## What needs to be done
With all pictures omitted, return verbatim the lines from the beginning of the records below through the line containing "ms=8, clip_on=False, zorder=4)".

[Some records]

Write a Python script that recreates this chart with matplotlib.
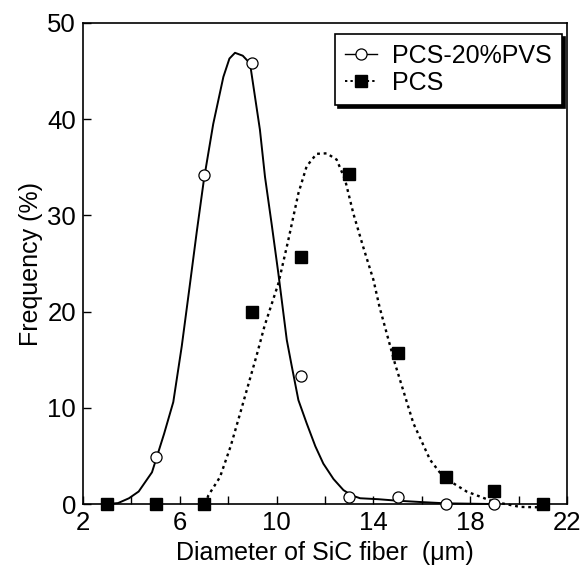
import matplotlib
matplotlib.use("Agg")
import matplotlib.pyplot as plt
from matplotlib.ticker import FixedLocator

plt.rcParams['font.family'] = ['Liberation Sans', 'DejaVu Sans']

# measured points
diam = [3, 5, 7, 9, 11, 13, 15, 17, 19, 21]
pvs_freq = [0, 4.9, 34.2, 45.8, 13.3, 0.7, 0.7, 0.0, 0.0]
pcs_freq = [0, 0, 0, 20.0, 25.7, 34.3, 15.7, 2.8, 1.4, 0]

# fitted curves
pvs_curve_x = [3.0, 3.45, 3.9, 4.3, 4.85, 5.35, 5.73, 6.08, 6.4, 6.7, 7.0, 7.38, 7.8, 8.05,
               8.28, 8.6, 8.9, 9.31, 9.52, 9.8, 10.07, 10.42, 10.62, 10.9, 11.24, 11.6, 11.93,
               12.35, 12.76, 13.1, 13.45, 14.2, 14.96, 16.0, 17.0, 18.95]
pvs_curve_y = [0, 0.1, 0.6, 1.3, 3.3, 7.3, 10.6, 16.4, 22.5, 28.3, 33.8, 39.5, 44.4, 46.3,
               46.9, 46.6, 45.8, 38.9, 34.0, 29.0, 24.0, 17.05, 14.4, 10.8, 8.4, 6.0, 4.2,
               2.6, 1.45, 0.9, 0.6, 0.5, 0.35, 0.2, 0.07, 0]
pcs_curve_x = [7.05, 7.18, 7.66, 8.1, 8.49, 9.18, 9.5, 10.07, 10.48, 10.9, 11.24, 11.65, 12.07,
               12.48, 12.83, 13.17, 13.58, 14.0, 14.25, 14.89, 15.65, 16.34, 16.89, 17.85,
               18.95, 20.06, 21.0]
pcs_curve_y = [0, 0.9, 2.8, 6.0, 9.4, 15.5, 18.5, 22.9, 27.4, 32.3, 35.1, 36.4, 36.45,
               35.8, 33.7, 30.2, 26.7, 23.3, 20.5, 14.6, 8.4, 4.6, 2.8, 1.3,
               0.25, -0.3, -0.35]

x_major = [2, 6, 10, 14, 18, 22]
x_minor = [4, 8, 12, 16, 20]
y_major = [0, 10, 20, 30, 40, 50]

dots = (0, (1.2, 1.6))

fig = plt.figure(figsize=(5.83, 5.66), dpi=100)
ax = fig.add_axes([0.1424, 0.1095, 0.8302, 0.8499])

ax.plot(pvs_curve_x, pvs_curve_y, '-', color='black', lw=1.4, clip_on=False)
ax.plot(pcs_curve_x, pcs_curve_y, linestyle=dots, color='black', lw=1.7, clip_on=False)
ax.plot(diam[:len(pvs_freq)], pvs_freq, 'o', mfc='white', mec='black', mew=0.9, ms=8,
        clip_on=False, zorder=3)
ax.plot(diam, pcs_freq, 's', color='black', ms=8, clip_on=False, zorder=4)

# legend proxies
h1, = ax.plot([], [], '-o', color='black', mfc='white', mec='black', lw=1.0, ms=8, mew=0.9)
h2, = ax.plot([], [], marker='s', linestyle=dots, color='black', lw=1.4, ms=8)
leg = ax.legend([h1, h2], ['PCS-20%PVS', 'PCS'], loc='upper right',
                bbox_to_anchor=(0.99, 0.977), borderaxespad=0, fontsize=18,
                numpoints=1, handlelength=1.3, handletextpad=0.6, labelspacing=0.12,
                borderpad=0.4, fancybox=False, shadow={'color': 'black', 'alpha': 1},
                framealpha=1)
leg.get_frame().set_edgecolor('black')
leg.get_frame().set_linewidth(1.2)

ax.set_xlim(2, 22)
ax.set_ylim(0, 50)
ax.xaxis.set_major_locator(FixedLocator(x_major))
ax.xaxis.set_minor_locator(FixedLocator(x_minor))
ax.yaxis.set_major_locator(FixedLocator(y_major))
ax.tick_params(which='both', direction='in', length=6, width=1.0, labelsize=18.5,
               top=False, right=False, pad=5)
for s in ax.spines.values():
    s.set_linewidth(1.2)

ax.set_xlabel('Diameter of SiC fiber  (\u03bcm)', fontsize=18, labelpad=4)
ax.set_ylabel('Frequency (%)', fontsize=18, labelpad=3)

fig.savefig('out.png', dpi=100)
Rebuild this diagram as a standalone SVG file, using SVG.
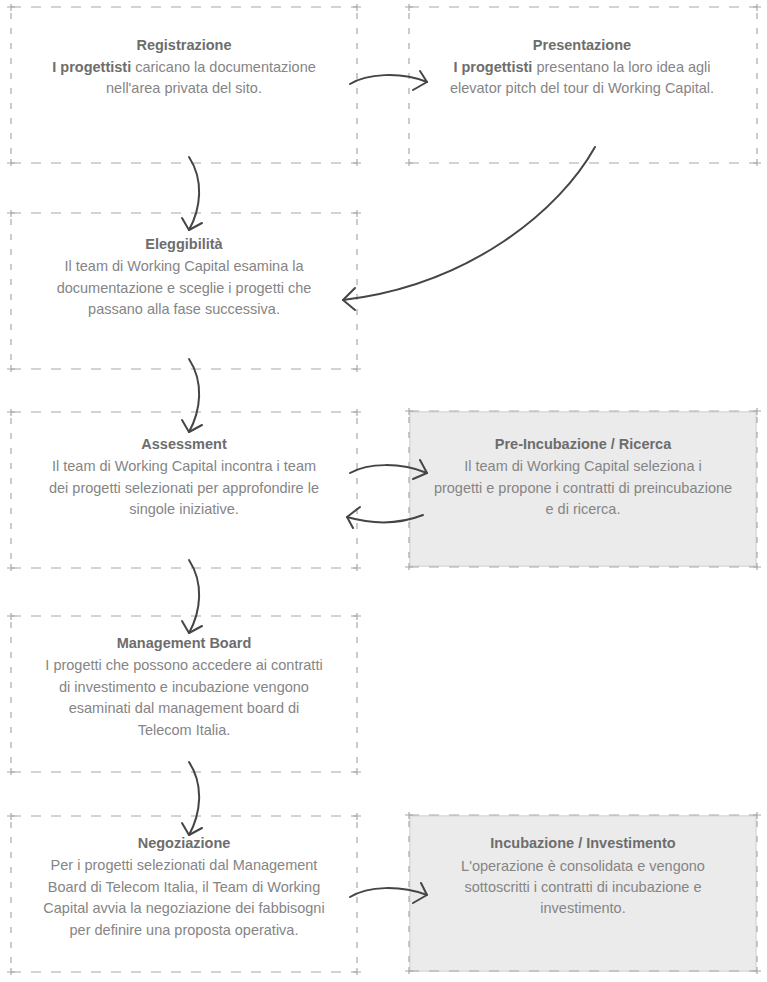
<svg xmlns="http://www.w3.org/2000/svg" width="767" height="982" viewBox="0 0 767 982">
<style>
.bg{fill:#ffffff}
.hl{fill:none;stroke:#a8a8a8;stroke-width:1.2;stroke-dasharray:10 10}
.vl{fill:none;stroke:#a8a8a8;stroke-width:1.2;stroke-dasharray:6 9}
.cr{fill:none;stroke:#a8a8a8;stroke-width:1.2}
.fill{fill:#ebebeb;stroke:#e0e0e0;stroke-width:2}
.t{font-family:"Liberation Sans",Arial,sans-serif;font-size:14.5px;text-anchor:middle;fill:#858585}
.h{font-weight:bold;fill:#6d6d6d}
.arr{fill:none;stroke:#454545;stroke-width:2;stroke-linecap:round;stroke-linejoin:round}
</style>
<defs>
<g id="boxL">
<path class="hl" d="M11 0 H357 M11 156 H357"/>
<path class="vl" d="M11 6 V150 M357 6 V150"/>
<path class="cr" d="M7 0 H15 M11 -3 V4 M353 0 H361 M357 -3 V4 M7 156 H15 M11 152 V159 M353 156 H361 M357 152 V159"/>
</g>
<g id="boxR">
<path class="hl" d="M409 0 H757 M409 156 H757"/>
<path class="vl" d="M409 6 V150 M757 6 V150"/>
<path class="cr" d="M405 0 H413 M409 -3 V4 M753 0 H761 M757 -3 V4 M405 156 H413 M409 152 V159 M753 156 H761 M757 152 V159"/>
</g>
<g id="vArrow">
<path d="M189 157 C204 180 201 208 189 230"/>
<path d="M182 218 L189 230 L202 223"/>
</g>
</defs>
<rect class="bg" x="0" y="0" width="767" height="982"/>

<g id="registrazione">
<use href="#boxL" y="7"/>
<text class="t" x="184" y="50"><tspan class="h">Registrazione</tspan></text>
<text class="t" x="184" y="72"><tspan class="h">I progettisti</tspan> caricano la documentazione</text>
<text class="t" x="184" y="93">nell'area privata del sito.</text>
</g>

<g id="presentazione">
<use href="#boxR" y="7"/>
<text class="t" x="582" y="50"><tspan class="h">Presentazione</tspan></text>
<text class="t" x="582" y="72"><tspan class="h">I progettisti</tspan> presentano la loro idea agli</text>
<text class="t" x="582" y="93">elevator pitch del tour di Working Capital.</text>
</g>

<g id="eleggibilita">
<use href="#boxL" y="213"/>
<text class="t" x="184" y="249"><tspan class="h">Eleggibilità</tspan></text>
<text class="t" x="184" y="271">Il team di Working Capital esamina la</text>
<text class="t" x="184" y="293">documentazione e sceglie i progetti che</text>
<text class="t" x="184" y="314">passano alla fase successiva.</text>
</g>

<g id="assessment">
<use href="#boxL" y="412"/>
<text class="t" x="184" y="449"><tspan class="h">Assessment</tspan></text>
<text class="t" x="184" y="471">Il team di Working Capital incontra i team</text>
<text class="t" x="184" y="493">dei progetti selezionati per approfondire le</text>
<text class="t" x="184" y="514">singole iniziative.</text>
</g>

<g id="preincubazione">
<rect class="fill" x="410" y="412" width="346" height="154"/>
<use href="#boxR" y="411"/>
<text class="t" x="583" y="449"><tspan class="h">Pre-Incubazione / Ricerca</tspan></text>
<text class="t" x="583" y="471">Il team di Working Capital seleziona i</text>
<text class="t" x="583" y="493">progetti e propone i contratti di preincubazione</text>
<text class="t" x="583" y="514">e di ricerca.</text>
</g>

<g id="management">
<use href="#boxL" y="616"/>
<text class="t" x="184" y="648"><tspan class="h">Management Board</tspan></text>
<text class="t" x="184" y="670">I progetti che possono accedere ai contratti</text>
<text class="t" x="184" y="692">di investimento e incubazione vengono</text>
<text class="t" x="184" y="713">esaminati dal management board di</text>
<text class="t" x="184" y="735">Telecom Italia.</text>
</g>

<g id="negoziazione">
<use href="#boxL" y="816"/>
<text class="t" x="184" y="848"><tspan class="h">Negoziazione</tspan></text>
<text class="t" x="184" y="870">Per i progetti selezionati dal Management</text>
<text class="t" x="184" y="892">Board di Telecom Italia, il Team di Working</text>
<text class="t" x="184" y="913">Capital avvia la negoziazione dei fabbisogni</text>
<text class="t" x="184" y="935">per definire una proposta operativa.</text>
</g>

<g id="incubazione">
<rect class="fill" x="410" y="816" width="346" height="155"/>
<use href="#boxR" y="815"/>
<text class="t" x="583" y="848"><tspan class="h">Incubazione / Investimento</tspan></text>
<text class="t" x="583" y="871">L'operazione è consolidata e vengono</text>
<text class="t" x="583" y="892">sottoscritti i contratti di incubazione e</text>
<text class="t" x="583" y="913">investimento.</text>
</g>

<g id="connectors" class="arr">
<path d="M350 84 C366 74 400 71 427 82"/>
<path d="M420 71 L427 82 L413 90"/>
<use href="#vArrow"/>
<path d="M595 147 C560 210 470 285 343 300"/>
<path d="M355 288 L343 300 L355 310"/>
<use href="#vArrow" y="202"/>
<path d="M350 473 C368 463 400 462 427 473"/>
<path d="M420 460 L427 473 L413 479"/>
<path d="M423 515 C400 524 375 525 347 517"/>
<path d="M360 507 L347 517 L353 528"/>
<use href="#vArrow" y="403"/>
<use href="#vArrow" y="605"/>
<path d="M350 897 C368 886 400 885 427 895"/>
<path d="M421 883 L427 895 L413 903"/>
</g>
</svg>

## Complete output
Write a Python script that recreates this chart with matplotlib.
import matplotlib
matplotlib.use("Agg")
import matplotlib.pyplot as plt
from matplotlib.ticker import FixedLocator

plt.rcParams['font.family'] = ['Liberation Sans', 'DejaVu Sans']

# measured points
diam = [3, 5, 7, 9, 11, 13, 15, 17, 19, 21]
pvs_freq = [0, 4.9, 34.2, 45.8, 13.3, 0.7, 0.7, 0.0, 0.0]
pcs_freq = [0, 0, 0, 20.0, 25.7, 34.3, 15.7, 2.8, 1.4, 0]

# fitted curves
pvs_curve_x = [3.0, 3.45, 3.9, 4.3, 4.85, 5.35, 5.73, 6.08, 6.4, 6.7, 7.0, 7.38, 7.8, 8.05,
               8.28, 8.6, 8.9, 9.31, 9.52, 9.8, 10.07, 10.42, 10.62, 10.9, 11.24, 11.6, 11.93,
               12.35, 12.76, 13.1, 13.45, 14.2, 14.96, 16.0, 17.0, 18.95]
pvs_curve_y = [0, 0.1, 0.6, 1.3, 3.3, 7.3, 10.6, 16.4, 22.5, 28.3, 33.8, 39.5, 44.4, 46.3,
               46.9, 46.6, 45.8, 38.9, 34.0, 29.0, 24.0, 17.05, 14.4, 10.8, 8.4, 6.0, 4.2,
               2.6, 1.45, 0.9, 0.6, 0.5, 0.35, 0.2, 0.07, 0]
pcs_curve_x = [7.05, 7.18, 7.66, 8.1, 8.49, 9.18, 9.5, 10.07, 10.48, 10.9, 11.24, 11.65, 12.07,
               12.48, 12.83, 13.17, 13.58, 14.0, 14.25, 14.89, 15.65, 16.34, 16.89, 17.85,
               18.95, 20.06, 21.0]
pcs_curve_y = [0, 0.9, 2.8, 6.0, 9.4, 15.5, 18.5, 22.9, 27.4, 32.3, 35.1, 36.4, 36.45,
               35.8, 33.7, 30.2, 26.7, 23.3, 20.5, 14.6, 8.4, 4.6, 2.8, 1.3,
               0.25, -0.3, -0.35]

x_major = [2, 6, 10, 14, 18, 22]
x_minor = [4, 8, 12, 16, 20]
y_major = [0, 10, 20, 30, 40, 50]

dots = (0, (1.2, 1.6))

fig = plt.figure(figsize=(5.83, 5.66), dpi=100)
ax = fig.add_axes([0.1424, 0.1095, 0.8302, 0.8499])

ax.plot(pvs_curve_x, pvs_curve_y, '-', color='black', lw=1.4, clip_on=False)
ax.plot(pcs_curve_x, pcs_curve_y, linestyle=dots, color='black', lw=1.7, clip_on=False)
ax.plot(diam[:len(pvs_freq)], pvs_freq, 'o', mfc='white', mec='black', mew=0.9, ms=8,
        clip_on=False, zorder=3)
ax.plot(diam, pcs_freq, 's', color='black', ms=8, clip_on=False, zorder=4)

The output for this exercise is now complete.